There was a strange moment of stillness as Scott McKenner battled raining embers to save his Tathra home.
McKenner was standing outside, garden hose in hand, as the fire front raced towards the sleepy seaside village on the New South Wales far south coast.
His wife and five-year-old boy had been sent to the safety of Bega, further inland, where hundreds of anxious locals waited for the firestorm to pass.
The embers were just starting to fall, when, for a split second, McKenner was enveloped in complete darkness.
“It just went dark and I couldn’t see my hands,” he told Guardian Australia. “Then all of a sudden it was just a wall of leaves – leaves on fire – just coming through.
“I thought ‘I’m in trouble here’. I hid around the house and waited for that to go through.”
He likened the sound of the fire to a train, roaring right past his back wall. His windows buckled with the stress, bending inward and imploding. Somehow, his home survived.
McKenner, like many who stayed rather than evacuate to the nearby Bega, was starting to pick up the pieces on Monday when Guardian Australia encountered him, checking on the homes of friends and neighbours who fled.
At last count, 100 homes, cabins and caravans, and other buildings have been lost in Sunday’s inferno. That number was expected to rise.
Thankfully, there was still no report of serious injury or death on Monday night.
Malcolm Turnbull and Gladys Berejiklian, the NSW premier, both surveyed the scene.
There has been criticism of the failure of text alerts to local residents, and some residents have said they were only warned by a knock on the door.
The phone system is notoriously bad in Tathra, and the fire has exposed potential problems with smartphone-based alert systems.
Berejiklian defended the alerts while speaking at the RFS briefing centre in Bega.

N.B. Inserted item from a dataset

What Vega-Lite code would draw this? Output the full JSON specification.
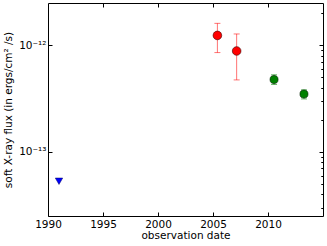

There were also radio alerts and calls to landlines.
“I’m confident that every effort was made to tell people at the right time,” she said.

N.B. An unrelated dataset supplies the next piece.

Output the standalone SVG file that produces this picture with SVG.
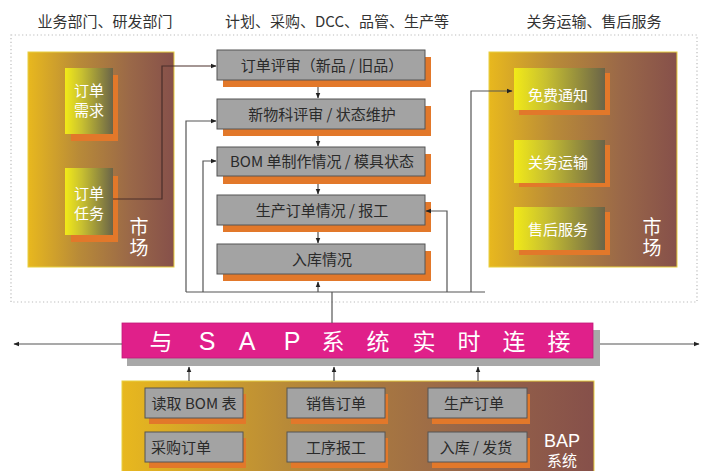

The Rural Fire Service commissioner, Shane Fitzsimmons, said the sheer speed of the fire was shocking as it raged through several kilometres of bushland towards the small seaside town of Tathra.

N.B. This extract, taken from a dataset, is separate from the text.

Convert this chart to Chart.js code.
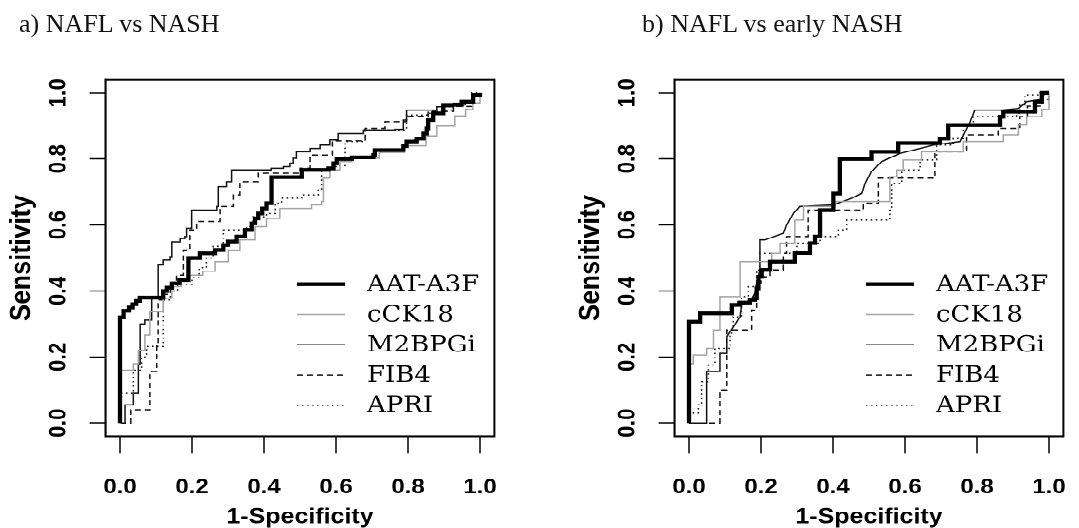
<!DOCTYPE html>
<html>
<head>
<meta charset="utf-8">
<script src="https://cdn.jsdelivr.net/npm/chart.js@4.4.1/dist/chart.umd.min.js"></script>
<style>
html, body { margin: 0; padding: 0; background: #fff; overflow: hidden; }
#page { position: relative; width: 1079px; height: 528px; overflow: hidden; }
.ttl { position: absolute; top: 11px; font-family: "Liberation Serif", serif; font-size: 26px; line-height: 26px; color: #111; white-space: nowrap; }
#squash { position: absolute; left: 0; top: 0; width: 1109px; height: 607px; transform: scaleY(0.87); transform-origin: 0 0; }
canvas { position: absolute; top: 0; }
</style>
</head>
<body>
<div id="page">
  <div id="squash">
    <canvas id="chartA" width="540" height="607" style="left:0px"></canvas>
    <canvas id="chartB" width="540" height="607" style="left:569px"></canvas>
  </div>
  <div class="ttl" style="left:19px">a) NAFL vs NASH</div>
  <div class="ttl" style="left:642px">b) NAFL vs early NASH</div>
</div>
<script>
const seriesNames = ['AAT-A3F', 'cCK18', 'M2BPGi', 'FIB4', 'APRI'];
const tickValues = [0, 0.2, 0.4, 0.6, 0.8, 1.0];

// a) NAFL vs NASH  (1-specificity, sensitivity)
const a_aat_x = [0, 0, 0.01, 0.025, 0.035, 0.045, 0.055, 0.12, 0.13, 0.144, 0.165, 0.19, 0.222, 0.264, 0.287, 0.30, 0.324, 0.347, 0.366, 0.375, 0.384, 0.395, 0.407, 0.421, 0.505, 0.579, 0.593, 0.602, 0.644, 0.704, 0.708, 0.787, 0.796, 0.824, 0.843, 0.852, 0.856, 0.87, 0.898, 0.949, 0.981, 1];
const a_aat_y = [0, 0.32, 0.34, 0.35, 0.36, 0.37, 0.38, 0.40, 0.41, 0.423, 0.433, 0.50, 0.514, 0.524, 0.539, 0.55, 0.565, 0.585, 0.605, 0.62, 0.635, 0.65, 0.666, 0.745, 0.767, 0.772, 0.787, 0.80, 0.805, 0.812, 0.827, 0.839, 0.853, 0.862, 0.877, 0.893, 0.918, 0.938, 0.964, 0.974, 0.994, 1];
const a_cck_x = [0, 0.002, 0.037, 0.051, 0.069, 0.083, 0.12, 0.144, 0.17, 0.194, 0.23, 0.264, 0.301, 0.333, 0.375, 0.407, 0.444, 0.532, 0.56, 0.565, 0.583, 0.611, 0.644, 0.72, 0.79, 0.85, 0.88, 0.93, 0.96, 0.98, 1];
const a_cck_y = [0, 0.16, 0.18, 0.22, 0.267, 0.337, 0.378, 0.413, 0.43, 0.448, 0.46, 0.489, 0.524, 0.555, 0.595, 0.62, 0.65, 0.661, 0.671, 0.742, 0.767, 0.792, 0.802, 0.82, 0.84, 0.87, 0.90, 0.93, 0.95, 0.97, 1];
const a_m2b_x = [0, 0.014, 0.037, 0.051, 0.056, 0.069, 0.088, 0.106, 0.12, 0.139, 0.144, 0.167, 0.18, 0.185, 0.199, 0.269, 0.273, 0.296, 0.31, 0.42, 0.454, 0.472, 0.481, 0.49, 0.528, 0.556, 0.583, 0.606, 0.676, 0.764, 0.787, 0.796, 0.88, 0.926, 0.981, 1];
const a_m2b_y = [0, 0.055, 0.09, 0.18, 0.30, 0.312, 0.383, 0.479, 0.494, 0.504, 0.549, 0.559, 0.565, 0.59, 0.645, 0.656, 0.716, 0.731, 0.767, 0.772, 0.777, 0.787, 0.802, 0.822, 0.832, 0.842, 0.858, 0.877, 0.888, 0.89, 0.918, 0.948, 0.958, 0.969, 0.99, 1];
const a_fib_x = [0, 0.03, 0.083, 0.102, 0.106, 0.12, 0.14, 0.157, 0.176, 0.194, 0.213, 0.278, 0.315, 0.333, 0.384, 0.5, 0.528, 0.59, 0.681, 0.736, 0.796, 0.856, 0.926, 0.977, 1];
const a_fib_y = [0, 0.04, 0.156, 0.242, 0.373, 0.39, 0.42, 0.448, 0.524, 0.585, 0.611, 0.656, 0.691, 0.731, 0.757, 0.772, 0.812, 0.855, 0.893, 0.913, 0.929, 0.944, 0.959, 0.99, 1];
const a_apri_x = [0, 0, 0.037, 0.06, 0.074, 0.12, 0.14, 0.16, 0.2, 0.22, 0.24, 0.259, 0.287, 0.352, 0.37, 0.407, 0.431, 0.449, 0.505, 0.551, 0.56, 0.6, 0.625, 0.676, 0.681, 0.796, 0.852, 0.889, 0.926, 0.963, 0.977, 1];
const a_apri_y = [0, 0.09, 0.16, 0.2, 0.232, 0.373, 0.40, 0.42, 0.44, 0.47, 0.50, 0.535, 0.585, 0.595, 0.625, 0.635, 0.666, 0.681, 0.691, 0.706, 0.767, 0.78, 0.853, 0.858, 0.888, 0.933, 0.938, 0.948, 0.964, 0.974, 1, 1];

// b) NAFL vs early NASH
const b_aat_x = [0, 0, 0.031, 0.119, 0.14, 0.169, 0.183, 0.188, 0.193, 0.202, 0.225, 0.294, 0.336, 0.35, 0.364, 0.401, 0.419, 0.507, 0.581, 0.697, 0.72, 0.864, 0.873, 0.961, 0.98, 1];
const b_aat_y = [0, 0.307, 0.332, 0.358, 0.365, 0.373, 0.378, 0.408, 0.443, 0.464, 0.489, 0.515, 0.545, 0.565, 0.645, 0.695, 0.80, 0.822, 0.848, 0.862, 0.903, 0.928, 0.943, 0.974, 1, 1];
const b_cck_x = [0, 0, 0.012, 0.049, 0.068, 0.086, 0.142, 0.23, 0.253, 0.294, 0.318, 0.406, 0.558, 0.577, 0.595, 0.646, 0.762, 0.873, 0.915, 0.938, 0.98, 1];
const b_cck_y = [0, 0.18, 0.206, 0.226, 0.282, 0.383, 0.489, 0.514, 0.545, 0.615, 0.656, 0.671, 0.746, 0.767, 0.797, 0.822, 0.853, 0.873, 0.903, 0.928, 0.95, 1];
const b_m2b_x = [0, 0.049, 0.049, 0.086, 0.086, 0.105, 0.105, 0.142, 0.146, 0.169, 0.183, 0.188, 0.197, 0.197, 0.211, 0.262, 0.271, 0.29, 0.308, 0.401, 0.452, 0.48, 0.489, 0.507, 0.535, 0.586, 0.679, 0.753, 0.781, 0.794, 0.869, 0.915, 0.938, 0.975, 0.99, 1];
const b_m2b_y = [0, 0, 0.156, 0.156, 0.211, 0.211, 0.262, 0.322, 0.358, 0.368, 0.393, 0.423, 0.464, 0.555, 0.555, 0.575, 0.60, 0.635, 0.656, 0.661, 0.681, 0.696, 0.726, 0.762, 0.792, 0.817, 0.842, 0.853, 0.913, 0.948, 0.948, 0.953, 0.974, 0.98, 1, 1];
const b_fib_x = [0, 0.086, 0.105, 0.174, 0.188, 0.20, 0.225, 0.262, 0.271, 0.331, 0.484, 0.526, 0.683, 0.771, 0.859, 0.919, 0.94, 0.98, 1];
const b_fib_y = [0, 0.10, 0.282, 0.342, 0.423, 0.443, 0.464, 0.514, 0.565, 0.645, 0.666, 0.742, 0.822, 0.873, 0.893, 0.928, 0.96, 0.98, 1];
const b_apri_x = [0, 0, 0.026, 0.035, 0.054, 0.072, 0.114, 0.123, 0.146, 0.165, 0.188, 0.197, 0.30, 0.364, 0.415, 0.438, 0.558, 0.563, 0.591, 0.642, 0.688, 0.734, 0.762, 0.79, 0.91, 0.919, 0.933, 0.975, 1];
const b_apri_y = [0, 0.03, 0.055, 0.125, 0.176, 0.226, 0.272, 0.322, 0.383, 0.413, 0.464, 0.514, 0.545, 0.565, 0.585, 0.615, 0.645, 0.726, 0.767, 0.797, 0.842, 0.862, 0.903, 0.928, 0.938, 0.964, 0.994, 1, 1];

const lineColors = ['#000000', '#a3a3a3', '#111111', '#111111', '#111111'];
const lineWidths = [4.3, 1.5, 1.5, 1.5, 1.5];
const lineDashes = [[], [], [], [6, 4], [1.6, 3.4]];

function toPoints(xs, ys) {
  return xs.map((x, i) => ({ x: x, y: ys[i] }));
}

const boxPlugin = {
  id: 'plotBox',
  afterDraw(chart) {
    const { ctx, chartArea: ca } = chart;
    ctx.save();
    ctx.strokeStyle = '#000';
    ctx.lineWidth = 2;
    ctx.strokeRect(ca.left, ca.top, ca.right - ca.left, ca.bottom - ca.top);
    ctx.restore();
  }
};

const legendPlugin = {
  id: 'rocLegend',
  afterDatasetsDraw(chart) {
    const { ctx, chartArea: ca } = chart;
    ctx.save();
    chart.data.datasets.forEach((ds, i) => {
      const y = ca.top + 235 + i * 34.8;
      ctx.beginPath();
      ctx.strokeStyle = ds.borderColor;
      ctx.lineWidth = ds.borderWidth;
      ctx.setLineDash(ds.borderDash);
      ctx.moveTo(ca.left + 191.4, y);
      ctx.lineTo(ca.left + 239.4, y);
      ctx.stroke();
      ctx.setLineDash([]);
      ctx.fillStyle = '#000';
      ctx.font = '26px "DejaVu Serif"';
      ctx.textBaseline = 'middle';
      ctx.textAlign = 'left';
      ctx.fillText(ds.label, ca.left + 261.4, y + 1);
    });
    ctx.restore();
  }
};

function axisOpts(isX) {
  return {
    type: 'linear',
    min: -0.04,
    max: 1.04,
    afterBuildTicks: s => { s.ticks = tickValues.map(v => ({ value: v })); },
    afterFit: s => { if (isX) s.height = 105.6; else s.width = 105.6; },
    grid: { display: true, drawOnChartArea: false, drawTicks: true, tickLength: isX ? 20 : 16, tickColor: '#000', tickWidth: 1.5 },
    border: { display: true, color: '#000', width: 2 },
    ticks: {
      color: '#000',
      font: { family: 'Liberation Sans', weight: 'bold', size: 24 },
      padding: isX ? 24.5 : 13.9,
      minRotation: isX ? 0 : 90,
      maxRotation: isX ? 0 : 90,
      crossAlign: isX ? 'near' : 'center',
      callback: v => v.toFixed(1)
    },
    title: {
      display: true,
      text: isX ? '1-Specificity' : 'Sensitivity',
      color: '#000',
      font: { family: 'Liberation Sans', weight: 'bold', size: isX ? 25 : 29, lineHeight: 1 },
      padding: isX ? { top: 0, bottom: 0 } : { top: 7.5, bottom: 0 }
    }
  };
}

function makeChart(id, xsList, ysList, steps) {
  const datasets = xsList.map((xs, i) => ({
    label: seriesNames[i],
    data: toPoints(xs, ysList[i]),
    showLine: true,
    stepped: steps[i],
    borderColor: lineColors[i],
    borderWidth: lineWidths[i],
    borderDash: lineDashes[i],
    borderCapStyle: 'butt',
    borderJoinStyle: 'miter',
    pointRadius: 0,
    pointHoverRadius: 0,
    fill: false,
    tension: 0
  }));
  // draw the thick line last so it sits on top
  datasets[0].order = -1;
  return new Chart(document.getElementById(id), {
    type: 'scatter',
    data: { datasets: datasets },
    options: {
      responsive: false,
      animation: false,
      devicePixelRatio: 2,
      events: [],
      layout: { padding: { top: 91.7, right: 45.6, bottom: 0, left: 0 } },
      plugins: { legend: { display: false }, tooltip: { enabled: false }, title: { display: false } },
      scales: { x: axisOpts(true), y: axisOpts(false) }
    },
    plugins: [boxPlugin, legendPlugin]
  });
}

makeChart('chartA',
  [a_aat_x, a_cck_x, a_m2b_x, a_fib_x, a_apri_x],
  [a_aat_y, a_cck_y, a_m2b_y, a_fib_y, a_apri_y],
  ['before', 'before', 'before', 'before', 'before']);

makeChart('chartB',
  [b_aat_x, b_cck_x, b_m2b_x, b_fib_x, b_apri_x],
  [b_aat_y, b_cck_y, b_m2b_y, b_fib_y, b_apri_y],
  ['before', 'before', false, 'before', 'before']);
</script>
</body>
</html>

Fitzsimmons spoke to Guardian Australia as he surveyed a scene of twisted metal and charcoal brick in the town on Monday morning.
The fire had came close to missing Tathra altogether, he said, but a sudden wind gust sent the fire front towards the town, along with “raining embers”.
Despite the difficulties, the efforts of firefighters had saved some 398 homes, he said.
“The fact that we’re not talking about deaths, life threatening injuries, it’s a credit to the firefighters, it’s a credit to the managers, and it’s a credit to the community, who were prepared and responded well,” Fitzsimmons said.
The fire crept over a ridge at the town’s north-western fringes. When it did so, Bronwyn Morris could see it from her home.
She wasted no time. Morris got her husband and dog, Pippa, and fled to the beach.
From there, she watched on as helicopters water picked up a load from the ocean behind her and carried it back toward the flames.
In the distance, she could hear gas bottles exploding.
When she finally made her way back home, she did so to find it had survived, but only just. The fire had come within metres of her home. The bushland directly behind her was a large expanse of black, still smouldering in isolated pockets.
The home next to her, inhabited by an ageing woman, was completely destroyed.
Further up the street, multiple homes were flattened.
“The way that it just came through and jumped over the house, and got the house behind that. I just can’t believe it,’ Morris told Guardian Australia.